The records should be written out in full, with nothing altered.
════════════════
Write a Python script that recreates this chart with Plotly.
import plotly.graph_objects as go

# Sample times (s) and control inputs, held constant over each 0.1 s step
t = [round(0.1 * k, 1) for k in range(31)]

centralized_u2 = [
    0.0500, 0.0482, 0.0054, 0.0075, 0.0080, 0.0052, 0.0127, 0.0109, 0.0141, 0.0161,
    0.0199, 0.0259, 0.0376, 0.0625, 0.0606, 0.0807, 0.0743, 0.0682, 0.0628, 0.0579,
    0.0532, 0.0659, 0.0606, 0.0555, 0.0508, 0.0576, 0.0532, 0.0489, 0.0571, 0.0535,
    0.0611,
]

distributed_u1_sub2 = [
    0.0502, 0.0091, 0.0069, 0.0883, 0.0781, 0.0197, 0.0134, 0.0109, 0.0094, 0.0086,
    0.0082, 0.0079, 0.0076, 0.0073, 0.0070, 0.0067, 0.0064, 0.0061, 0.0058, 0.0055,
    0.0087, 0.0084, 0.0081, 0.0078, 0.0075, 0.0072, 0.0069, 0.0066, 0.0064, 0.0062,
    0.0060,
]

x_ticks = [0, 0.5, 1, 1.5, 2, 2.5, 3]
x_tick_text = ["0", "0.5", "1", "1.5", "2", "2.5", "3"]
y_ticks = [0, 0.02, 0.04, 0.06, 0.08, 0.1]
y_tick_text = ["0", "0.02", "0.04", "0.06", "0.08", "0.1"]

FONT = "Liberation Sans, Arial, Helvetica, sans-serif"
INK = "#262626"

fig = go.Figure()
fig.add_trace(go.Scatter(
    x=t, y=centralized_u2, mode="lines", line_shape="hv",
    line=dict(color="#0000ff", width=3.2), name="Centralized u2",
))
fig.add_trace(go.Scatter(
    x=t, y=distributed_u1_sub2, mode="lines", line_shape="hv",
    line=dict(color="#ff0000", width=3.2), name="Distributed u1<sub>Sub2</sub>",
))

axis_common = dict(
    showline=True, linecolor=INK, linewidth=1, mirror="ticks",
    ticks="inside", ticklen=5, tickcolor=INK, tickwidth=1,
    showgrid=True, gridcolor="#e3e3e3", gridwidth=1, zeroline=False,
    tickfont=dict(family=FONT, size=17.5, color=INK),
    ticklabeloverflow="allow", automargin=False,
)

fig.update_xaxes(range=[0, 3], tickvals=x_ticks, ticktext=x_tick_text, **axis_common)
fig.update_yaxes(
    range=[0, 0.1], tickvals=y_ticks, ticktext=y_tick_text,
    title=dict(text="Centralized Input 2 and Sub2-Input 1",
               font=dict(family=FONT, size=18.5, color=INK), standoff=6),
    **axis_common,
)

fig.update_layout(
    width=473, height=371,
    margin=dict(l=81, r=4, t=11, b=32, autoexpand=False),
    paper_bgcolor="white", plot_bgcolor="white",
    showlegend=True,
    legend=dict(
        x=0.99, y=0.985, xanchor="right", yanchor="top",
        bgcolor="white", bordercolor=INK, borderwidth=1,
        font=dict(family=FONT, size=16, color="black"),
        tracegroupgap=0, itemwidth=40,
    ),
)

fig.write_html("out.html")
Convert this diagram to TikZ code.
════════════════
● Problem solution
Write a Python script that recreates this chart with Plotly.
import plotly.graph_objects as go

# Sample times (s) and control inputs, held constant over each 0.1 s step
t = [round(0.1 * k, 1) for k in range(31)]

centralized_u2 = [
    0.0500, 0.0482, 0.0054, 0.0075, 0.0080, 0.0052, 0.0127, 0.0109, 0.0141, 0.0161,
    0.0199, 0.0259, 0.0376, 0.0625, 0.0606, 0.0807, 0.0743, 0.0682, 0.0628, 0.0579,
    0.0532, 0.0659, 0.0606, 0.0555, 0.0508, 0.0576, 0.0532, 0.0489, 0.0571, 0.0535,
    0.0611,
]

distributed_u1_sub2 = [
    0.0502, 0.0091, 0.0069, 0.0883, 0.0781, 0.0197, 0.0134, 0.0109, 0.0094, 0.0086,
    0.0082, 0.0079, 0.0076, 0.0073, 0.0070, 0.0067, 0.0064, 0.0061, 0.0058, 0.0055,
    0.0087, 0.0084, 0.0081, 0.0078, 0.0075, 0.0072, 0.0069, 0.0066, 0.0064, 0.0062,
    0.0060,
]

x_ticks = [0, 0.5, 1, 1.5, 2, 2.5, 3]
x_tick_text = ["0", "0.5", "1", "1.5", "2", "2.5", "3"]
y_ticks = [0, 0.02, 0.04, 0.06, 0.08, 0.1]
y_tick_text = ["0", "0.02", "0.04", "0.06", "0.08", "0.1"]

FONT = "Liberation Sans, Arial, Helvetica, sans-serif"
INK = "#262626"

fig = go.Figure()
fig.add_trace(go.Scatter(
    x=t, y=centralized_u2, mode="lines", line_shape="hv",
    line=dict(color="#0000ff", width=3.2), name="Centralized u2",
))
fig.add_trace(go.Scatter(
    x=t, y=distributed_u1_sub2, mode="lines", line_shape="hv",
    line=dict(color="#ff0000", width=3.2), name="Distributed u1<sub>Sub2</sub>",
))

axis_common = dict(
    showline=True, linecolor=INK, linewidth=1, mirror="ticks",
    ticks="inside", ticklen=5, tickcolor=INK, tickwidth=1,
    showgrid=True, gridcolor="#e3e3e3", gridwidth=1, zeroline=False,
    tickfont=dict(family=FONT, size=17.5, color=INK),
    ticklabeloverflow="allow", automargin=False,
)

fig.update_xaxes(range=[0, 3], tickvals=x_ticks, ticktext=x_tick_text, **axis_common)
fig.update_yaxes(
    range=[0, 0.1], tickvals=y_ticks, ticktext=y_tick_text,
    title=dict(text="Centralized Input 2 and Sub2-Input 1",
               font=dict(family=FONT, size=18.5, color=INK), standoff=6),
    **axis_common,
)

fig.update_layout(
    width=473, height=371,
    margin=dict(l=81, r=4, t=11, b=32, autoexpand=False),
    paper_bgcolor="white", plot_bgcolor="white",
    showlegend=True,
    legend=dict(
        x=0.99, y=0.985, xanchor="right", yanchor="top",
        bgcolor="white", bordercolor=INK, borderwidth=1,
        font=dict(family=FONT, size=16, color="black"),
        tracegroupgap=0, itemwidth=40,
    ),
)

fig.write_html("out.html")
Convert this diagram to TikZ code.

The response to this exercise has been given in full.